Current federal policy includes a so-called 90–10 rule, which conditions federal aid eligibility on a for-profit college’s ability to show that it can raise a scant 10 percent of funding from sources besides U.S. Department of Education subsidies. Cuomo’s approach takes this concept a step further by requiring that no more than 80 percent of a school’s funding come from federal grants, federal loans, or from New York State’s general Tuition Assistance Program (TAP). By enacting this policy, New York would become the first state to improve upon the federal 90–10 rule.

Ensuring That For-Profit Schools Prioritize Teaching over Advertising

Students and taxpayers expect tuition dollars to be spent educating students, but for-profit colleges often set tuition as high as they can, while spending very little on student instruction. While some New York for-profit colleges spend the majority of their revenue on student instruction, most do not.
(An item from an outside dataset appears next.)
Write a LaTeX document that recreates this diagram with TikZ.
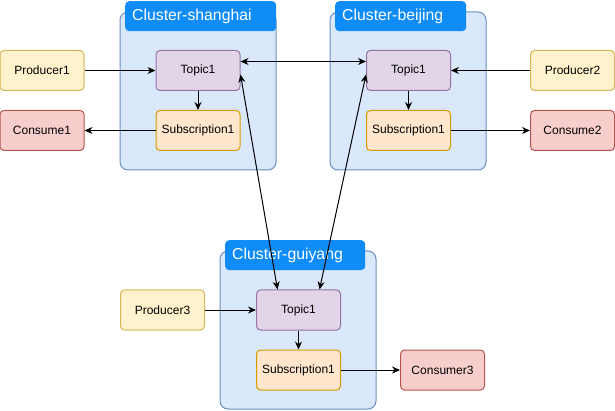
\documentclass[tikz,border=0pt]{standalone}
\usepackage{fontspec}
\setmainfont{Liberation Sans}
\usetikzlibrary{arrows.meta,positioning}
\definecolor{clusterfill}{HTML}{DAE8FC}
\definecolor{clusterdraw}{HTML}{6C8EBF}
\definecolor{tabfill}{HTML}{108CF8}
\definecolor{topicfill}{HTML}{E1D5E7}
\definecolor{topicdraw}{HTML}{9673A6}
\definecolor{subfill}{HTML}{FFE6CC}
\definecolor{subdraw}{HTML}{D79B00}
\definecolor{prodfill}{HTML}{FFF2CC}
\definecolor{proddraw}{HTML}{D6B656}
\definecolor{consfill}{HTML}{F8CECC}
\definecolor{consdraw}{HTML}{B85450}

\begin{document}
\begin{tikzpicture}[
    x=1pt, y=-1pt,
    node distance=19pt and 71pt,
    cluster/.style={rectangle, draw=clusterdraw, fill=clusterfill, line width=1pt, rounded corners=8pt, minimum width=156pt, minimum height=158pt},
    tab/.style={rectangle, fill=tabfill, rounded corners=4pt, anchor=north west, text=white, font=\fontsize{15.8}{18}\selectfont, align=left, inner xsep=7pt, minimum height=30pt},
    box/.style={rectangle, line width=1pt, rounded corners=4pt, minimum width=84pt, minimum height=40pt, font=\fontsize{12}{14}\selectfont},
    topic/.style={box, draw=topicdraw, fill=topicfill},
    subbox/.style={box, draw=subdraw, fill=subfill},
    producer/.style={box, draw=proddraw, fill=prodfill},
    consumer/.style={box, draw=consdraw, fill=consfill},
    line/.style={-{Stealth[length=8pt,width=7pt]}, line width=1pt},
    dline/.style={{Stealth[length=8pt,width=7pt]}-{Stealth[length=8pt,width=7pt]}, line width=1pt}
]
    \useasboundingbox (0,0) rectangle (615,411);

    % clusters
    \node[cluster] (sh) at (198,91) {};
    \node[tab, text width=137pt] (shtab) at (125,1) {Cluster-shanghai};
    \node[cluster] (bj) at (408,91) {};
    \node[tab, text width=117pt] (bjtab) at (335,1) {Cluster-beijing};
    \node[cluster] (gy) at (298,330) {};
    \node[tab, text width=126pt] (gytab) at (225,240) {Cluster-guiyang};

    % shanghai
    \node[topic] (t1) at (198,70.5) {Topic1};
    \node[subbox, below=of t1] (s1) {Subscription1};
    \node[producer, left=of t1] (p1) {Producer1};
    \node[consumer, left=of s1] (c1) {Consume1};

    % beijing
    \node[topic] (t2) at (408.5,70.5) {Topic1};
    \node[subbox, below=of t2] (s2) {Subscription1};
    \node[producer, right=79pt of t2] (p2) {Producer2};
    \node[consumer, right=79pt of s2] (c2) {Consume2};

    % guiyang
    \node[topic] (t3) at (298.5,310) {Topic1};
    \node[subbox, below=of t3] (s3) {Subscription1};
    \node[producer, left=51pt of t3] (p3) {Producer3};
    \node[consumer, right=59pt of s3] (c3) {Consumer3};

    \draw[line] (p1) -- (t1);
    \draw[line] (t1) -- (s1);
    \draw[line] (s1) -- (c1);
    \draw[line] (p2) -- (t2);
    \draw[line] (t2) -- (s2);
    \draw[line] (s2) -- (c2);
    \draw[line] (p3) -- (t3);
    \draw[line] (t3) -- (s3);
    \draw[line] (s3) -- (c3);

    % replication
    \draw[dline] ([yshift=9pt]t1.east) -- ([yshift=9pt]t2.west);
    \draw[dline] ([yshift=-4pt]t1.east) -- ([xshift=-21pt]t3.north);
    \draw[dline] ([yshift=-4pt]t2.west) -- ([xshift=21pt]t3.north);
\end{tikzpicture}
\end{document}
On average, four-year degree-granting for-profit schools in New York charged students $23,762 in tuition costs while spending only $8,500 on student instruction.

On average, four-year degree-granting for-profit schools in New York charged students $23,762 in tuition costs while spending only $8,500 on student instruction.
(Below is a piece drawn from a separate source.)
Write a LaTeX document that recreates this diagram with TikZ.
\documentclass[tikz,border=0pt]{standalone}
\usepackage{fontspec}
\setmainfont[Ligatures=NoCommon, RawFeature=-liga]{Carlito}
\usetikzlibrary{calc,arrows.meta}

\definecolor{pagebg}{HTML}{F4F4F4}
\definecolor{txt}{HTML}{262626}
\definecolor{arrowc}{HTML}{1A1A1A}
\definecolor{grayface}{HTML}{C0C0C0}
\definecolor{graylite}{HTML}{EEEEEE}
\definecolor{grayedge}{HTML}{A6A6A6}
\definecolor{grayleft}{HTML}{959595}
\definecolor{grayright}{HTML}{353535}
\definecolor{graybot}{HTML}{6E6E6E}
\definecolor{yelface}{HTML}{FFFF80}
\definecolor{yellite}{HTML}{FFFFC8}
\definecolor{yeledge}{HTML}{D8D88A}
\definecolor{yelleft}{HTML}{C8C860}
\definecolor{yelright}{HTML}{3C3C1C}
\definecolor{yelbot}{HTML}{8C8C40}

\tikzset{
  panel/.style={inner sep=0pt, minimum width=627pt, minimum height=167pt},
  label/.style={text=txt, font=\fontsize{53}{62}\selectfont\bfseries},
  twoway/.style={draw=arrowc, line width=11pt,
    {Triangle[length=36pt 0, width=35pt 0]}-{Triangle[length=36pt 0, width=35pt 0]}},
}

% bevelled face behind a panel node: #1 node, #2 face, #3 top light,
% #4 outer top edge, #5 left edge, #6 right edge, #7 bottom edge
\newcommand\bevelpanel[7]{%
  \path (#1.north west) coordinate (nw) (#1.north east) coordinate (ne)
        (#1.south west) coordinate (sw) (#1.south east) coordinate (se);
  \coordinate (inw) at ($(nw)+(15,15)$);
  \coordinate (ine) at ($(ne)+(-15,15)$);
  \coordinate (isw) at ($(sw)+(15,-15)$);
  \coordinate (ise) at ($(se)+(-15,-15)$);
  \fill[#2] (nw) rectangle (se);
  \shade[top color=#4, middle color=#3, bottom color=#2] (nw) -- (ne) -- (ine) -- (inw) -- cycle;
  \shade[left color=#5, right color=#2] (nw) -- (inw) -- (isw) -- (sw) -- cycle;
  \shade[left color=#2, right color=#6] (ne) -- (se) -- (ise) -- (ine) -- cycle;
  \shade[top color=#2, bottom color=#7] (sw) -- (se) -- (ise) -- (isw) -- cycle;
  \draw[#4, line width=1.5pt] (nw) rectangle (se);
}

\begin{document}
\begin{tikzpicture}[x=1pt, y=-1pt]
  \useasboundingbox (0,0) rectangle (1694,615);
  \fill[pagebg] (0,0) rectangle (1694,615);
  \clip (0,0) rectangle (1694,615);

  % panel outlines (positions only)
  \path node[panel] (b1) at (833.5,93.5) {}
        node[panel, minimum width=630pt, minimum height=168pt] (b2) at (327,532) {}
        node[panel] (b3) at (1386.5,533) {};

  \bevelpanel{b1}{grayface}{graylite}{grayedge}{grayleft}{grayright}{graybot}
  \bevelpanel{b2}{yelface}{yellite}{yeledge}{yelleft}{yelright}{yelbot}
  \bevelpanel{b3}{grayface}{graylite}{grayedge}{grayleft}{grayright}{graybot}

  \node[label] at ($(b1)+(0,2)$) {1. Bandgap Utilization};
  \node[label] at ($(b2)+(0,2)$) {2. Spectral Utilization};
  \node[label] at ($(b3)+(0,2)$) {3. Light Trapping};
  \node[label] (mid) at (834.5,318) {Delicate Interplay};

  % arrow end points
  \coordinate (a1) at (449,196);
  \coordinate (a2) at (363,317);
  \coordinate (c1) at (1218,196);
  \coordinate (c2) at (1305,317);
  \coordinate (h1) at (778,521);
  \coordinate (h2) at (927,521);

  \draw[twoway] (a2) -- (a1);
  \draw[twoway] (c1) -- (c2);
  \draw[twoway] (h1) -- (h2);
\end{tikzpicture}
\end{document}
Where are the tuition dollars going at for-profit schools? A 2012 U.S. Senate investigation found that for-profit colleges allocate 23 percent of revenue dollars to marketing and recruitment while spending just 17 percent of revenue on instruction. Governor Cuomo’s proposal would ensure that schools that receive state money to educate students actually spend at least 50 percent of revenue on student instruction. This approach builds upon data that schools must already report to the U.S. Department of Education.

Shining a Spotlight on Executive Pay and Bonuses

The salaries of nonprofit and public university presidents are often viewed as scandalous. But the CEO of ITT Tech, the now-defunct for-profit chain, earned nine times the salary of the president of Harvard University while relying 100 percent on federal aid programs for revenue. Governor Cuomo’s plan would make New York the first state in the nation to require that for-profit colleges disclose salary incentives and bonuses for leadership, whether the company is publicly traded or privately held.
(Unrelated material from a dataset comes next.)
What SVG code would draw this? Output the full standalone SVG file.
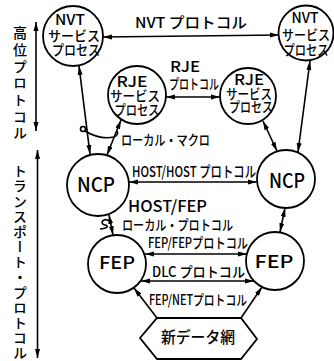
<svg xmlns="http://www.w3.org/2000/svg" width="334" height="361" viewBox="0 0 334 361">
<style>
.t{font-family:"Noto Sans CJK JP","Noto Sans",sans-serif;fill:#000;font-weight:500}
.m{text-anchor:middle}
.c{fill:#fff;stroke:#000;stroke-width:1.8}
.l{stroke:#000;stroke-width:1.6;fill:none}
.v{writing-mode:vertical-rl}
</style>
<defs>
<marker id="a" viewBox="0 0 9 6" refX="9" refY="3" markerWidth="9" markerHeight="6" markerUnits="userSpaceOnUse" orient="auto-start-reverse">
<path d="M0,0.5 L9,3 L0,5.5 z" fill="#000"/>
</marker>
</defs>
<rect width="334" height="361" fill="#fff"/>

<g id="side">
<line class="l" x1="36" y1="22" x2="36" y2="131" marker-start="url(#a)" marker-end="url(#a)"/>
<line class="l" x1="37.5" y1="150" x2="37.5" y2="358" marker-start="url(#a)" marker-end="url(#a)"/>
<text class="t v" x="20" y="26" font-size="14" textLength="114" lengthAdjust="spacing">高位プロトコル</text>
<text class="t v" x="20" y="164" font-size="14" textLength="196" lengthAdjust="spacing">トランスポート・プロトコル</text>
</g>

<g id="connectors">
<line class="l" x1="103" y1="37" x2="279" y2="35" marker-start="url(#a)" marker-end="url(#a)"/>
<line class="l" x1="166" y1="97" x2="220" y2="97" marker-start="url(#a)" marker-end="url(#a)"/>
<line class="l" x1="79" y1="66" x2="90" y2="154" marker-start="url(#a)" marker-end="url(#a)"/>
<line class="l" x1="121" y1="120" x2="107" y2="155" marker-start="url(#a)" marker-end="url(#a)"/>
<line class="l" x1="263" y1="121" x2="277" y2="151" marker-start="url(#a)" marker-end="url(#a)"/>
<line class="l" x1="310" y1="61" x2="298" y2="152" marker-start="url(#a)" marker-end="url(#a)"/>
<line class="l" x1="129" y1="182" x2="257" y2="182" marker-start="url(#a)" marker-end="url(#a)"/>
<line class="l" x1="109" y1="215" x2="113" y2="235" marker-start="url(#a)" marker-end="url(#a)"/>
<line class="l" x1="285" y1="208" x2="280" y2="232" marker-start="url(#a)" marker-end="url(#a)"/>
<line class="l" x1="145" y1="254" x2="247" y2="254" marker-start="url(#a)" marker-end="url(#a)"/>
<line class="l" x1="141" y1="281" x2="254" y2="281" marker-start="url(#a)" marker-end="url(#a)"/>
<line class="l" x1="157" y1="318" x2="134" y2="288" marker-end="url(#a)"/>
<line class="l" x1="241" y1="318" x2="262" y2="287" marker-end="url(#a)"/>
<circle class="l" cx="83" cy="129" r="2.5"/>
<path class="l" d="M85,131 Q100,140 114,137 Q119,135 117,131"/>
<path class="l" d="M111,222 C103,216 99,224 105,225 C110,226 106,229 100,229"/>
</g>

<g id="labels">
<text class="t" x="135" y="28" font-size="15" textLength="112" lengthAdjust="spacingAndGlyphs">NVT プロトコル</text>
<text class="t" x="170" y="72" font-size="15" textLength="30" lengthAdjust="spacingAndGlyphs">RJE</text>
<text class="t" x="169" y="89" font-size="14" textLength="50" lengthAdjust="spacingAndGlyphs">プロトコル</text>
<text class="t" x="121" y="145" font-size="14" textLength="89" lengthAdjust="spacingAndGlyphs">ローカル・マクロ</text>
<text class="t" x="132" y="177" font-size="15" textLength="124" lengthAdjust="spacingAndGlyphs">HOST/HOST プロトコル</text>
<text class="t" x="128" y="212" font-size="16" textLength="79" lengthAdjust="spacingAndGlyphs">HOST/FEP</text>
<text class="t" x="122" y="230" font-size="14" textLength="111" lengthAdjust="spacingAndGlyphs">ローカル・プロトコル</text>
<text class="t" x="148" y="248" font-size="14" textLength="100" lengthAdjust="spacingAndGlyphs">FEP/FEPプロトコル</text>
<text class="t" x="152" y="277" font-size="14" textLength="93" lengthAdjust="spacingAndGlyphs">DLC プロトコル</text>
<text class="t" x="149" y="305" font-size="14" textLength="98" lengthAdjust="spacingAndGlyphs">FEP/NETプロトコル</text>
</g>

<g id="nvt-left">
<circle class="c" cx="73" cy="36" r="30"/>
<text class="t m" x="70" y="25" font-size="15" textLength="30" lengthAdjust="spacingAndGlyphs">NVT</text>
<text class="t m" x="74" y="41" font-size="14" textLength="52" lengthAdjust="spacingAndGlyphs">サービス</text>
<text class="t m" x="76" y="55" font-size="14" textLength="48" lengthAdjust="spacingAndGlyphs">プロセス</text>
</g>
<g id="nvt-right">
<circle class="c" cx="306" cy="33" r="27.5"/>
<text class="t m" x="305" y="23" font-size="15" textLength="27" lengthAdjust="spacingAndGlyphs">NVT</text>
<text class="t m" x="306" y="40" font-size="14" textLength="48" lengthAdjust="spacingAndGlyphs">サービス</text>
<text class="t m" x="306" y="55" font-size="14" textLength="45" lengthAdjust="spacingAndGlyphs">プロセス</text>
</g>
<g id="rje-left">
<circle class="c" cx="137" cy="95" r="29"/>
<text class="t m" x="132" y="87" font-size="15" textLength="31" lengthAdjust="spacingAndGlyphs">RJE</text>
<text class="t m" x="135" y="101" font-size="14" textLength="50" lengthAdjust="spacingAndGlyphs">サービス</text>
<text class="t m" x="137" y="115" font-size="14" textLength="45" lengthAdjust="spacingAndGlyphs">プロセス</text>
</g>
<g id="rje-right">
<circle class="c" cx="248" cy="96" r="28"/>
<text class="t m" x="249" y="85" font-size="15" textLength="30" lengthAdjust="spacingAndGlyphs">RJE</text>
<text class="t m" x="249" y="99" font-size="14" textLength="46" lengthAdjust="spacingAndGlyphs">サービス</text>
<text class="t m" x="251" y="112" font-size="14" textLength="44" lengthAdjust="spacingAndGlyphs">プロセス</text>
</g>
<g id="ncp-left">
<circle class="c" cx="98" cy="185" r="31"/>
<text class="t m" x="96" y="192" font-size="20" textLength="38" lengthAdjust="spacingAndGlyphs">NCP</text>
</g>
<g id="ncp-right">
<circle class="c" cx="286" cy="179" r="29"/>
<text class="t m" x="287" y="188" font-size="20" textLength="36" lengthAdjust="spacingAndGlyphs">NCP</text>
</g>
<g id="fep-left">
<circle class="c" cx="117" cy="264" r="29"/>
<text class="t m" x="117" y="269" font-size="17" textLength="36" lengthAdjust="spacingAndGlyphs">FEP</text>
</g>
<g id="fep-right">
<circle class="c" cx="275" cy="261" r="29"/>
<text class="t m" x="274" y="268" font-size="17" textLength="39" lengthAdjust="spacingAndGlyphs">FEP</text>
</g>
<g id="net">
<polygon class="c" points="140,338 157,318 241,318 257,339 241,359 157,359"/>
<text class="t m" x="198" y="343" font-size="16" textLength="74" lengthAdjust="spacingAndGlyphs">新データ網</text>
</g>
</svg>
Safeguarding Accreditation from Financial Conflicts of Interest

Students view accreditation as a sign of quality for higher education institutions. But Betsy DeVos is empowering corrupt accreditors who helped colleges rip off students while proposing changes that would further weaken accreditation as a consumer protection measure. Governor Cuomo’s proposal recognizes that New York cannot rely on DeVos’s review of accrediting agencies. Rather, the state can take an active role in ensuring the integrity of the accreditors who act as gatekeepers for federal and state financial aid.

Leaders of nonprofit and public colleges are ultimately accountable to the public interest, so their service on the boards of accrediting agencies is consistent with that public trust role. Executives of for-profit colleges, however, have a fiduciary duty to investors, whose interests are not aligned with the public: stock prices rise when schools enroll more students, charge students more, and spend on educating them. Governor Cuomo’s plan would phase out the conflicts of interest that occur when for-profit college board members also serve as the gatekeepers for the state’s grant programs.

Protecting Students’ Right to Bring Predatory Schools to Justice

For-profit colleges are the focus of 99 percent of students complaints about predatory and deceptive practices in higher education. It’s no wonder why these schools would try to block students’ right to sue them over unscrupulous practices. Now, after dragging her heels on implementation, DeVos has proposed rolling back a federal rule that protects students’ right to bring legal claims against rip-off schools. Governor Cuomo’s proposal would protect students’ right to seek justice—a fitting goal for a “Justice Agenda.”

Governor Cuomo’s proposal would protect students’ right to seek justice—a fitting goal for a “Justice Agenda.”

In all, Governor Cuomo’s “For Profit Accountability Act” proposes significant steps to demand quality and value from for-profit schools at a time when President Trump and Betsy DeVos are inviting further abuses from this sector.